Bloomberg recently released a list of the top paid CEOs for last year and it revealed that Apple CEO Tim Cook received more than $133 million in compensation last year. This includes $3 million in salary, a $7.7 million bonus, $122.2 million in stock awards, and more than $884 million in perks. The total placed Cook second among these well-paid executives. Topping the list with total 2019 compensation amounting to $595.3 million was Tesla CEO Elon Musk.
Tim Cook was the second best paid executive in the world last year
Other executives guiding companies involved in smartphones, tablets, smartwatches and the like include the CEO of Google parent Alphabet, Sundar Pichai. The latter finished eighth after taking home $86.2 million in 2019. His $650,000 annual salary was greatly padded with $82.2 million in stock awards and $3.4 million in perks. We might have to hold a bake sale for Microsoft CEO Satya Nadella. The executive last year received only $77.3 million in total pay which made him the ninth-highest compensated executive in the U.S. last year. His salary of $2.3 million was enhanced by a $10.8 million bonus, $64 million in equity awards, and perks totaling $111,400.

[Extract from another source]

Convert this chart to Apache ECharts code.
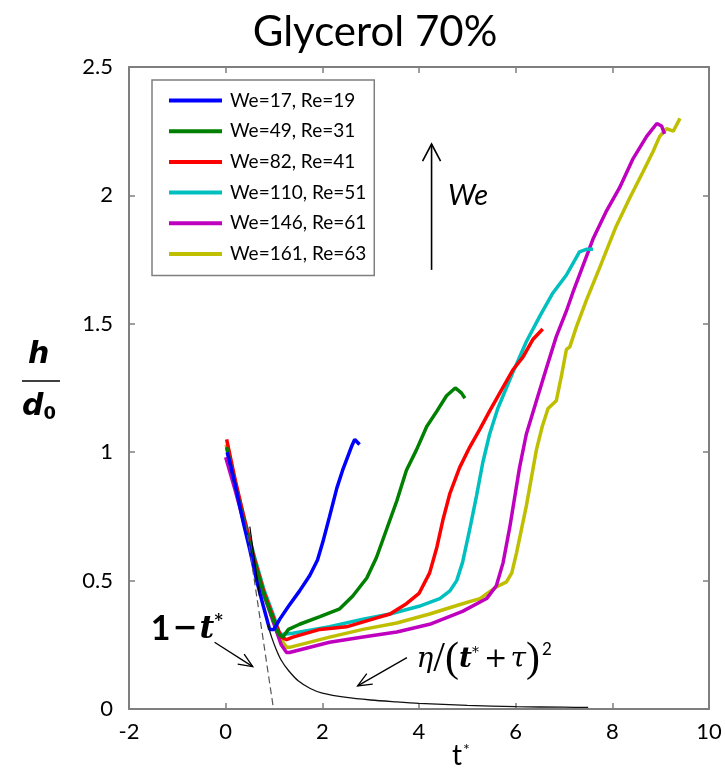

Sarah Anderson, the director of the Global Economy Project at the Institute for Policy Studies, said, "While excessive compensation might be most dangerous at Wall Street firms because of the systemic risk, sky-high pay throughout corporate America encourages many types of socially and environmentally damaging behavior. And in many sectors, like tech, I think it has largely gotten a pass."
Some of the stock awards were granted to these executives years ago and are now vesting. Part of the $122.2 million in stock awards that Apple's Cook received last year was related to a huge grant of one million shares that he received in 2011. That was part of a package offered to the CEO shortly after he replaced Steve Jobs for the second and final time at Apple. The first time, in 2009, Jobs was taking a leave of action. He returned a few months later only to step down for good in August 2011. The company's board of directors needed to show stability in the wake of Jobs' resignation so they awarded Cook the stock which was valued at $383 million at the time. Less than two months later, one of Apple's founders was dead.
Other Apple executives taking home big bucks last year include Senior Vice President and Chief Financial Officer Luca Maestri ($25.2 million including stock award), Senior Vice President, General Counsel and Secretary Kate Adams ($25.2 million including stock award), Senior Vice President-Retail Deirdre O'Brien ($19.2 million including stock award), Chief Operating Officer Jeff Williams ($25.2 million including stock award) and former Senior Vice President-Retail Angela Ahrendts ($22.3 million including stock award). The latter left Apple earlier in the year.
Four of the highest-paid CEOs last year were in the tech industry; the one that we didn't previously mention was Intel CEO Robert Swan whose total compensation of $99 million placed him seventh on the list.
Apple's board feels that it can justify these huge checks because much of the pay is based on how well the stock has done. And with Apple's shares closing the week at an all-time high, its executives are being rewarded for making investors wealthier.
Cook's contract with Apple expires after 2021. As CEO, Cook oversaw changes to the iPhone including larger screen sizes, the use of OLED panels, the redesign bringing Face ID and the notch to the device, and more. He also was running the company when hugely popular products like the Apple Watch and AirPods were launched. There is no reason not to expect Cook to remain at Apple for another ten years. He will be running the show as the company introduces its next big thing, Apple Glass. We could see the AR wearable unwrapped in 2022 or 2023.
During normal times, we'd expect a new contract for Cook to include more incentives including larger stock awards. But in this day and age when executive pay is scrutinized more than ever, it will be interesting to see what kind of deal Apple and its CEO agree to.